Unveiling the influence of device stiffness in single macromolecule unfolding
G. Florio, G Puglisi

TL;DR
This paper develops an analytical model to understand how device stiffness affects single-molecule unfolding experiments, improving interpretation accuracy in force spectroscopy studies.
Contribution
The paper introduces a new analytical model that accurately predicts the influence of device stiffness on experimental outcomes in single-molecule force spectroscopy.
Findings
Model agrees with previous numerical results
Reproduces AFM experimental tests on titin and P-selectin
Highlights importance of device stiffness in data interpretation
Abstract
Single-molecule stretching experiments on DNA, RNA, and other biological macromolecules opened up the possibility of an impressive progress in many fields of Life and Medical sciences.
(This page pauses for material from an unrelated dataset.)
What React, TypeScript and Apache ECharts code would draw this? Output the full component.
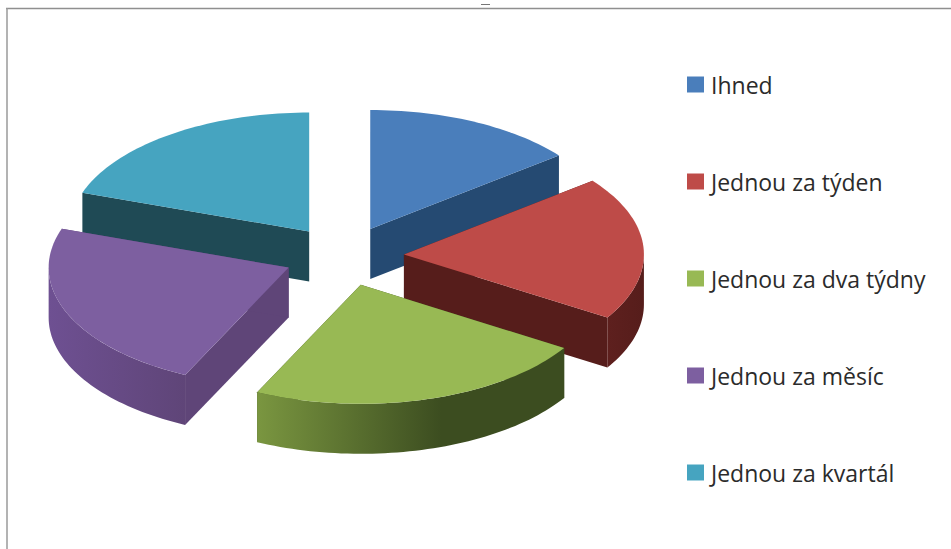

The reliability of such experiments may be crucially limited by the possibility of determining the influence of the apparatus on the experimental outputs. Here we deduce an analytical model that we show to be coherent with previous numerical results and that quantitively reproduce AFM experimental tests on titin macromolecules and P-selectin AFM experiments with variable probe stiffnesses. We believe that the obtained analytical description can represent an important step forward in the interpretation of Single Molecule Force Spectroscopy experiments and intermolecular interactions phenomena.